Tuesday, November 29, 2016


About twenty five years ago, a friend told me that his sister-in-law was despondent because she had lost her cat.  I was not a cat owner at the time.  When the friend went on about how the sister-in-law had become so sad about the loss, I said to my friend, "Hey, it's a cat."

Thirteen or fourteen years ago, Donna came home with a kitten. It was a tiny thing. A friend had told her there was a litter, and we had talked some about getting a pet, so she drove up the north shore and came back with this cat who had been placed in a carton box for the drive. I was watching a football game when she returned and was essentially on my back in the recliner.  Donna dropped the cat on my chest and went out to buy stuff for the critter. He was so small and hardly moving. There was such little motion that at one point I thought the guy had died on my chest.

In my family we never had pets growing up and I had my doubts about whether being a pet owner would be a positive experience.  In no time, however, I became very attached.  He was an orange and white long hair so we called him, very appropriately, Pumpkin.

Had you told me two months or two years or twenty years before Donna kerplunked Pumpkin on my chest that I would have become enamored with a cat I would not have bought it.  But enamored I became.  I enjoyed hanging with the guy and found him to be a terrific companion.  Once when I was sick and Donna out of town, he popped up on the bed and hung out with me all night as if he knew I could use a looking after.

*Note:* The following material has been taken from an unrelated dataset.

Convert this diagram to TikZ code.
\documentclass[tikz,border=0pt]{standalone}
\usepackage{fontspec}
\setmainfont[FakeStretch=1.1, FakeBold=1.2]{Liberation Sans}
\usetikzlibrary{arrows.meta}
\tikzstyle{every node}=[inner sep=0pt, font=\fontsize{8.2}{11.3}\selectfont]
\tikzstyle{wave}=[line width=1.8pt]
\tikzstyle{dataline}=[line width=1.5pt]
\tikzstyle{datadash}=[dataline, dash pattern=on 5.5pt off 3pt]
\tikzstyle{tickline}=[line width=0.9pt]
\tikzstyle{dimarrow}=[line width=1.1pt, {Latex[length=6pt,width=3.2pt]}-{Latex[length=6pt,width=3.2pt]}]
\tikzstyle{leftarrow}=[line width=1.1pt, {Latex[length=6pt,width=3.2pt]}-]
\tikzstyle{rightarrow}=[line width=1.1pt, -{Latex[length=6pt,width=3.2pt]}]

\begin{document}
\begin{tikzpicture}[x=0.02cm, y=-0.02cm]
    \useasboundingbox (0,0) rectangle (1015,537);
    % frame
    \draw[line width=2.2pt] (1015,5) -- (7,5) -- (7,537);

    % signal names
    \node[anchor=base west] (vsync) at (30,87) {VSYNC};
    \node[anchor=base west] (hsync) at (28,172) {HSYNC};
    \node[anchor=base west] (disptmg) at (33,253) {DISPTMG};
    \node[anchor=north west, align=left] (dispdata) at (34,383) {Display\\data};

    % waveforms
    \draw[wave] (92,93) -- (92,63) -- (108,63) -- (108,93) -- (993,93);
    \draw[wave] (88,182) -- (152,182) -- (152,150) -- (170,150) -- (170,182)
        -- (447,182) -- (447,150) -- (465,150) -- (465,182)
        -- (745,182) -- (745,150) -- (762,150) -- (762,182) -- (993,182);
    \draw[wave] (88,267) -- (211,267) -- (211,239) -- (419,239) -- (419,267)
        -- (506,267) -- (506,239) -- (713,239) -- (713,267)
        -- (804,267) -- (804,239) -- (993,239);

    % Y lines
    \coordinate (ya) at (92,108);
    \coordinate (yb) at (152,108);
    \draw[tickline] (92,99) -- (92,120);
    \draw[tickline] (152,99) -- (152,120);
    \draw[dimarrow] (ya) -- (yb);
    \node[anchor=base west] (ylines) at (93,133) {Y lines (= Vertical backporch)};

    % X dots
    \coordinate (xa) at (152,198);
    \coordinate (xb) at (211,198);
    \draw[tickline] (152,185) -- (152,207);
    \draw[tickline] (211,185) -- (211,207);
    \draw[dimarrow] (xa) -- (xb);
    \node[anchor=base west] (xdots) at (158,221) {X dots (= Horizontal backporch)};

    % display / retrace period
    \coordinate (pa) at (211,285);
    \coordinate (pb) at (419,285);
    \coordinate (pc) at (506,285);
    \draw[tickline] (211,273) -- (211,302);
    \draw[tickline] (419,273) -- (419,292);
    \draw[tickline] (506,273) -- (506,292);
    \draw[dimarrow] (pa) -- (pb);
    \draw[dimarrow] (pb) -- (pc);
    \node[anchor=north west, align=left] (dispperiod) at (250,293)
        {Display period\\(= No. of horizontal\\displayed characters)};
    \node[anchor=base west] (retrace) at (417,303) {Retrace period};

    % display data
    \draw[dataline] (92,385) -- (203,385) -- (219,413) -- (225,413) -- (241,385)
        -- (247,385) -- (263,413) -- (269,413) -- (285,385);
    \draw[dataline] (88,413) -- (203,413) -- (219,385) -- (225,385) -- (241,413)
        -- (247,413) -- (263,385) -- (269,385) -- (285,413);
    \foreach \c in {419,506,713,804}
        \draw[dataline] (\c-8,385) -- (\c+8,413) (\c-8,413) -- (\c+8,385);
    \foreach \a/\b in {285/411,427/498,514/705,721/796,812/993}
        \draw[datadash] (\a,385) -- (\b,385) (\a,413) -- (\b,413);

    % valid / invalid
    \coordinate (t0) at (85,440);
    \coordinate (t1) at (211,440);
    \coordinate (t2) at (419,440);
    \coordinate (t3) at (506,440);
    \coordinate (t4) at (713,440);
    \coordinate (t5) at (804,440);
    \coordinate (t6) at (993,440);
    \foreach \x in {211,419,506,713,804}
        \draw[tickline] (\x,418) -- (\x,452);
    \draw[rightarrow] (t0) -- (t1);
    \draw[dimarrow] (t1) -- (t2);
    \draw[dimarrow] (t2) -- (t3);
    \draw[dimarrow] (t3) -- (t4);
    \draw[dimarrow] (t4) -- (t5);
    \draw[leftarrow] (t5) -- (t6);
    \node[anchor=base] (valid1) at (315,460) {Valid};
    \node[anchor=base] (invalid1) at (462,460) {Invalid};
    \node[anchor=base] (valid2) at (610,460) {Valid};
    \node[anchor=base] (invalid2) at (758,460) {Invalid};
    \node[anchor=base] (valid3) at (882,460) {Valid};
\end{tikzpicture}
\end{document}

Like me, Pumpkin was fairly autonomous.  We decided to allow him to be an outdoor cat, and the Pump reveled in the freedom. He would scamper out in the most awful weather. We'd see him climbing trees, chasing squirrels, rolling around on the sidewalk.  When he was out at night, he typically returned around 10.  A few times he hit the late bars causing no small amount of angst in our quarters, but then he would show up in the wee hours walking back as if to say, "Whaddaya worrying about.  I'm fine."

On Saturday afternoon we picked up the Pump from the cat hotel where he was lodging while we went to eat turkey in Philadelphia.  He was his normal self on Saturday, bouncing around the house when he returned, scarfing down his special food, meowing to get out or have us turn the water on in the bathroom,so he could drink by the sink.

Sunday morning was the same routine. Tough to drink my coffee and read the paper with the guy meowing requesting this or that.  Sunday night at around 6 Donna let him out while I was watching the Patriots play at a local tavern.  We would let the guy out as late as 9 since he always came home. I've let him out as late as 10.

When I returned around 630 Donna asked me if I had seen him in the driveway. I had not.  Around 9 we began to worry as he had not eaten in a spell. At 11 we walked the neighborhood with a flashlight. Then again at 1 am.

The Pump is still not back. I came home early yesterday, Monday, figuring for sure he would be on the side porch waiting to get in.  No Pump.  The food we left out for him was untouched.  When I saw the full bowl on the porch my heart sank.

The guy is probably gone.  Even if he is not, he has to eat special food, so if someone found him and is feeding him, he will be sick soon enough.  We have posters and put the guy's mug on facebook.  No news.

The Pump was a great cat.  Wherever you are, we miss you, little guy.  If you are near a computer give us a ping.